#### What you should do:
Copy everything in the listing below word for word, apart from any images.

Raw records
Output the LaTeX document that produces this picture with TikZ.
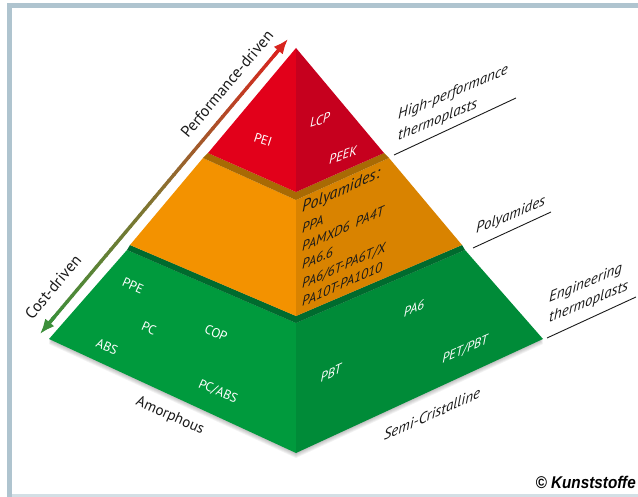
\documentclass[tikz,border=0pt]{standalone}
\usepackage{fontspec}
\setmainfont{PT Sans}
\newfontfamily\credfont[FakeStretch=0.9]{Liberation Sans}
\usetikzlibrary{calc,arrows.meta}

\definecolor{framec}{HTML}{AFC4CF}
\definecolor{framelight}{HTML}{D3DFE5}
\definecolor{redL}{HTML}{E2001A}
\definecolor{redR}{HTML}{C6001E}
\definecolor{bandBrown}{HTML}{A86A04}
\definecolor{orL}{HTML}{F39200}
\definecolor{orR}{HTML}{D98300}
\definecolor{bandGreen}{HTML}{006B2E}
\definecolor{grL}{HTML}{009A3D}
\definecolor{grR}{HTML}{008B38}
\definecolor{arGreen}{HTML}{3C8F3A}
\definecolor{arBrown}{HTML}{8C7030}
\definecolor{arRed}{HTML}{D8241E}
\definecolor{inkc}{HTML}{1A1A1A}

\begin{document}
\begin{tikzpicture}[x=1pt,y=-1pt,
  facetxt/.style={text=white,inner sep=0pt,font=\fontsize{13}{13}\selectfont},
  facetxtit/.style={facetxt,font=\itshape\fontsize{13}{13}\selectfont},
  listtxt/.style={text=inkc,inner sep=0pt,anchor=base west,yslant=0.45,font=\itshape\fontsize{13.5}{13.5}\selectfont},
  sidelbl/.style={text=inkc,inner sep=0pt,anchor=base west,yslant=0.42,font=\itshape\fontsize{15}{15}\selectfont},
  baselbl/.style={text=inkc,inner sep=0pt,font=\fontsize{15}{15}\selectfont},
  arrowtxt/.style={text=inkc,inner sep=0pt,rotate=50,font=\fontsize{16}{16}\selectfont},
  underln/.style={draw=inkc,line width=0.9pt},
  shaft/.style={line width=3.4pt,line cap=butt},
  headtip/.style={line width=3.4pt,-{Latex[length=15pt,width=12pt]}}
]
\useasboundingbox (0,0) rectangle (638,497);

% page frame
\fill[framec] (7,3) rectangle (638,8);
\fill[framec] (7,3) rectangle (12,497);
\fill[framelight] (12,494) rectangle (638,497);

% pyramid corner points
\coordinate (apex) at (296,48);
\coordinate (rL) at (208,153);  \coordinate (rF) at (296,192);  \coordinate (rR) at (384,153);
\coordinate (oL) at (203,158);  \coordinate (oF) at (296,200);  \coordinate (oR) at (389,158);
\coordinate (obL) at (130,245); \coordinate (obF) at (296,316); \coordinate (obR) at (462,245);
\coordinate (gL) at (127,250);  \coordinate (gF) at (296,323);  \coordinate (gR) at (465,250);
\coordinate (gbL) at (49,339);  \coordinate (gbF) at (296,453); \coordinate (gbR) at (543,339);

% soft shadow under the base
\foreach \k in {1,...,5}{
  \fill[black,opacity=0.05]
    ([shift={(0,\k)}]gL) -- ([shift={(0,\k)}]gbL) -- ([shift={(0,\k)}]gbF)
    -- ([shift={(0,\k)}]gbR) -- ([shift={(0,\k)}]gR) -- cycle;
}

% green layer
\fill[grL] (gL) -- (gF) -- (gbF) -- (gbL) -- cycle;
\fill[grR] (gF) -- (gR) -- (gbR) -- (gbF) -- cycle;
\fill[bandGreen] (obL) -- (obF) -- (obR) -- (gR) -- (gF) -- (gL) -- cycle;
% orange layer
\fill[orL] (oL) -- (oF) -- (obF) -- (obL) -- cycle;
\fill[orR] (oF) -- (oR) -- (obR) -- (obF) -- cycle;
\fill[bandBrown] (rL) -- (rF) -- (rR) -- (oR) -- (oF) -- (oL) -- cycle;
% red top
\fill[redL] (apex) -- (rF) -- (rL) -- cycle;
\fill[redR] (apex) -- (rR) -- (rF) -- cycle;

% double arrow with colour gradient
\coordinate (costTip) at (40,334);
\coordinate (perfTip) at (288,39);
\foreach \i in {0,...,47}{
  \pgfmathsetmacro{\ta}{0.03+0.94*\i/48}
  \pgfmathsetmacro{\tb}{0.03+0.94*(\i+1)/48+0.003}
  \pgfmathtruncatemacro{\pa}{min(100,200*\i/47)}
  \pgfmathtruncatemacro{\pb}{max(0,200*\i/47-100)}
  \colorlet{segc}{arBrown!\pa!arGreen}
  \colorlet{segc}{arRed!\pb!segc}
  \draw[shaft,draw=segc] ($(costTip)!\ta!(perfTip)$) -- ($(costTip)!\tb!(perfTip)$);
}
\draw[headtip,draw=arGreen,fill=arGreen] ($(costTip)!0.06!(perfTip)$) -- (costTip);
\draw[headtip,draw=arRed,fill=arRed] ($(costTip)!0.94!(perfTip)$) -- (perfTip);

\node[arrowtxt] (perfLbl) at (227,84) {Performance-driven};
\node[arrowtxt] (costLbl) at (53,287) {Cost-driven};

% red layer labels
\node[facetxt,rotate=-18] (pei) at (263,140) {PEI};
\node[facetxtit,yslant=0.35] (lcp) at (320,120) {LCP};
\node[facetxtit,yslant=0.35] (peek) at (343,155) {PEEK};

% polyamide list
\node[listtxt,font=\itshape\fontsize{16}{16}\selectfont] (paHead) at (302,213) {Polyamides:};
\node[listtxt] (ppa) at (302,234) {PPA};
\node[listtxt] (pamxd) at (302,252) {PAMXD6\hspace{6pt}PA4T};
\node[listtxt] (pa66) at (302,270) {PA6.6};
\node[listtxt] (pa6t) at (302,289) {PA6/6T-PA6T/X};
\node[listtxt] (pa10) at (302,307) {PA10T-PA1010};

% green layer labels
\node[facetxt,rotate=-24] (ppe) at (133,286) {PPE};
\node[facetxt,rotate=-24] (pc) at (149,328) {PC};
\node[facetxt,rotate=-24] (abs) at (107,347) {ABS};
\node[facetxt,rotate=-24] (cop) at (216,333) {COP};
\node[facetxt,rotate=-24] (pcabs) at (218,392) {PC/ABS};
\node[facetxtit,yslant=0.45] (pbt) at (331,373) {PBT};
\node[facetxtit,yslant=0.45] (pa6) at (414,308) {PA6};
\node[facetxtit,yslant=0.45] (petpbt) at (465,350) {PET/PBT};

% base labels
\node[baselbl,rotate=-24] (amorph) at (170,416) {Amorphous};
\node[baselbl,yslant=0.45,font=\itshape\fontsize{15}{15}\selectfont] (semi) at (432,414) {Semi-Cristalline};

% class labels on the right
\node[sidelbl] (hp1) at (398,120) {High-performance};
\node[sidelbl] (hp2) at (398,141) {thermoplasts};
\coordinate (hpA) at (394,155); \coordinate (hpB) at (516,98);
\draw[underln] (hpA) -- (hpB);

\node[sidelbl] (paLbl) at (476,234) {Polyamides};
\coordinate (paA) at (473,248); \coordinate (paB) at (551,212);
\draw[underln] (paA) -- (paB);

\node[sidelbl] (eng1) at (549,303) {Engineering};
\node[sidelbl] (eng2) at (549,323) {thermoplasts};
\coordinate (engA) at (547,338); \coordinate (engB) at (636,297);
\draw[underln] (engA) -- (engB);

% credit
\node[anchor=base east,inner sep=0pt,text=black,font=\credfont\bfseries\itshape\fontsize{17}{17}\selectfont] (credit) at (636,488) {© Kunststoffe};
\end{tikzpicture}
\end{document}
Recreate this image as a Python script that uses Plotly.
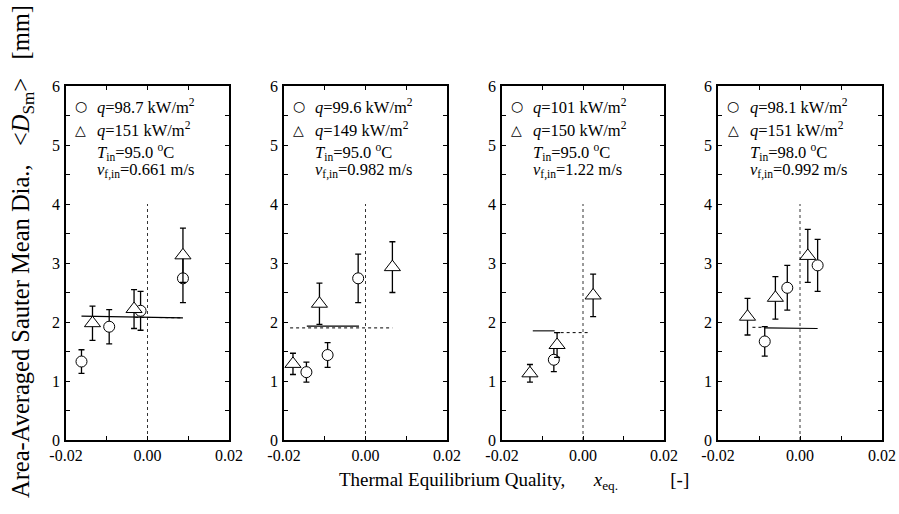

#### The output:
Output the LaTeX document that produces this picture with TikZ.
\documentclass[tikz,border=0pt]{standalone}
\usepackage{fontspec}
\setmainfont{PT Sans}
\newfontfamily\credfont[FakeStretch=0.9]{Liberation Sans}
\usetikzlibrary{calc,arrows.meta}

\definecolor{framec}{HTML}{AFC4CF}
\definecolor{framelight}{HTML}{D3DFE5}
\definecolor{redL}{HTML}{E2001A}
\definecolor{redR}{HTML}{C6001E}
\definecolor{bandBrown}{HTML}{A86A04}
\definecolor{orL}{HTML}{F39200}
\definecolor{orR}{HTML}{D98300}
\definecolor{bandGreen}{HTML}{006B2E}
\definecolor{grL}{HTML}{009A3D}
\definecolor{grR}{HTML}{008B38}
\definecolor{arGreen}{HTML}{3C8F3A}
\definecolor{arBrown}{HTML}{8C7030}
\definecolor{arRed}{HTML}{D8241E}
\definecolor{inkc}{HTML}{1A1A1A}

\begin{document}
\begin{tikzpicture}[x=1pt,y=-1pt,
  facetxt/.style={text=white,inner sep=0pt,font=\fontsize{13}{13}\selectfont},
  facetxtit/.style={facetxt,font=\itshape\fontsize{13}{13}\selectfont},
  listtxt/.style={text=inkc,inner sep=0pt,anchor=base west,yslant=0.45,font=\itshape\fontsize{13.5}{13.5}\selectfont},
  sidelbl/.style={text=inkc,inner sep=0pt,anchor=base west,yslant=0.42,font=\itshape\fontsize{15}{15}\selectfont},
  baselbl/.style={text=inkc,inner sep=0pt,font=\fontsize{15}{15}\selectfont},
  arrowtxt/.style={text=inkc,inner sep=0pt,rotate=50,font=\fontsize{16}{16}\selectfont},
  underln/.style={draw=inkc,line width=0.9pt},
  shaft/.style={line width=3.4pt,line cap=butt},
  headtip/.style={line width=3.4pt,-{Latex[length=15pt,width=12pt]}}
]
\useasboundingbox (0,0) rectangle (638,497);

% page frame
\fill[framec] (7,3) rectangle (638,8);
\fill[framec] (7,3) rectangle (12,497);
\fill[framelight] (12,494) rectangle (638,497);

% pyramid corner points
\coordinate (apex) at (296,48);
\coordinate (rL) at (208,153);  \coordinate (rF) at (296,192);  \coordinate (rR) at (384,153);
\coordinate (oL) at (203,158);  \coordinate (oF) at (296,200);  \coordinate (oR) at (389,158);
\coordinate (obL) at (130,245); \coordinate (obF) at (296,316); \coordinate (obR) at (462,245);
\coordinate (gL) at (127,250);  \coordinate (gF) at (296,323);  \coordinate (gR) at (465,250);
\coordinate (gbL) at (49,339);  \coordinate (gbF) at (296,453); \coordinate (gbR) at (543,339);

% soft shadow under the base
\foreach \k in {1,...,5}{
  \fill[black,opacity=0.05]
    ([shift={(0,\k)}]gL) -- ([shift={(0,\k)}]gbL) -- ([shift={(0,\k)}]gbF)
    -- ([shift={(0,\k)}]gbR) -- ([shift={(0,\k)}]gR) -- cycle;
}

% green layer
\fill[grL] (gL) -- (gF) -- (gbF) -- (gbL) -- cycle;
\fill[grR] (gF) -- (gR) -- (gbR) -- (gbF) -- cycle;
\fill[bandGreen] (obL) -- (obF) -- (obR) -- (gR) -- (gF) -- (gL) -- cycle;
% orange layer
\fill[orL] (oL) -- (oF) -- (obF) -- (obL) -- cycle;
\fill[orR] (oF) -- (oR) -- (obR) -- (obF) -- cycle;
\fill[bandBrown] (rL) -- (rF) -- (rR) -- (oR) -- (oF) -- (oL) -- cycle;
% red top
\fill[redL] (apex) -- (rF) -- (rL) -- cycle;
\fill[redR] (apex) -- (rR) -- (rF) -- cycle;

% double arrow with colour gradient
\coordinate (costTip) at (40,334);
\coordinate (perfTip) at (288,39);
\foreach \i in {0,...,47}{
  \pgfmathsetmacro{\ta}{0.03+0.94*\i/48}
  \pgfmathsetmacro{\tb}{0.03+0.94*(\i+1)/48+0.003}
  \pgfmathtruncatemacro{\pa}{min(100,200*\i/47)}
  \pgfmathtruncatemacro{\pb}{max(0,200*\i/47-100)}
  \colorlet{segc}{arBrown!\pa!arGreen}
  \colorlet{segc}{arRed!\pb!segc}
  \draw[shaft,draw=segc] ($(costTip)!\ta!(perfTip)$) -- ($(costTip)!\tb!(perfTip)$);
}
\draw[headtip,draw=arGreen,fill=arGreen] ($(costTip)!0.06!(perfTip)$) -- (costTip);
\draw[headtip,draw=arRed,fill=arRed] ($(costTip)!0.94!(perfTip)$) -- (perfTip);

\node[arrowtxt] (perfLbl) at (227,84) {Performance-driven};
\node[arrowtxt] (costLbl) at (53,287) {Cost-driven};

% red layer labels
\node[facetxt,rotate=-18] (pei) at (263,140) {PEI};
\node[facetxtit,yslant=0.35] (lcp) at (320,120) {LCP};
\node[facetxtit,yslant=0.35] (peek) at (343,155) {PEEK};

% polyamide list
\node[listtxt,font=\itshape\fontsize{16}{16}\selectfont] (paHead) at (302,213) {Polyamides:};
\node[listtxt] (ppa) at (302,234) {PPA};
\node[listtxt] (pamxd) at (302,252) {PAMXD6\hspace{6pt}PA4T};
\node[listtxt] (pa66) at (302,270) {PA6.6};
\node[listtxt] (pa6t) at (302,289) {PA6/6T-PA6T/X};
\node[listtxt] (pa10) at (302,307) {PA10T-PA1010};

% green layer labels
\node[facetxt,rotate=-24] (ppe) at (133,286) {PPE};
\node[facetxt,rotate=-24] (pc) at (149,328) {PC};
\node[facetxt,rotate=-24] (abs) at (107,347) {ABS};
\node[facetxt,rotate=-24] (cop) at (216,333) {COP};
\node[facetxt,rotate=-24] (pcabs) at (218,392) {PC/ABS};
\node[facetxtit,yslant=0.45] (pbt) at (331,373) {PBT};
\node[facetxtit,yslant=0.45] (pa6) at (414,308) {PA6};
\node[facetxtit,yslant=0.45] (petpbt) at (465,350) {PET/PBT};

% base labels
\node[baselbl,rotate=-24] (amorph) at (170,416) {Amorphous};
\node[baselbl,yslant=0.45,font=\itshape\fontsize{15}{15}\selectfont] (semi) at (432,414) {Semi-Cristalline};

% class labels on the right
\node[sidelbl] (hp1) at (398,120) {High-performance};
\node[sidelbl] (hp2) at (398,141) {thermoplasts};
\coordinate (hpA) at (394,155); \coordinate (hpB) at (516,98);
\draw[underln] (hpA) -- (hpB);

\node[sidelbl] (paLbl) at (476,234) {Polyamides};
\coordinate (paA) at (473,248); \coordinate (paB) at (551,212);
\draw[underln] (paA) -- (paB);

\node[sidelbl] (eng1) at (549,303) {Engineering};
\node[sidelbl] (eng2) at (549,323) {thermoplasts};
\coordinate (engA) at (547,338); \coordinate (engB) at (636,297);
\draw[underln] (engA) -- (engB);

% credit
\node[anchor=base east,inner sep=0pt,text=black,font=\credfont\bfseries\itshape\fontsize{17}{17}\selectfont] (credit) at (636,488) {© Kunststoffe};
\end{tikzpicture}
\end{document}
Recreate this image as a Python script that uses Plotly.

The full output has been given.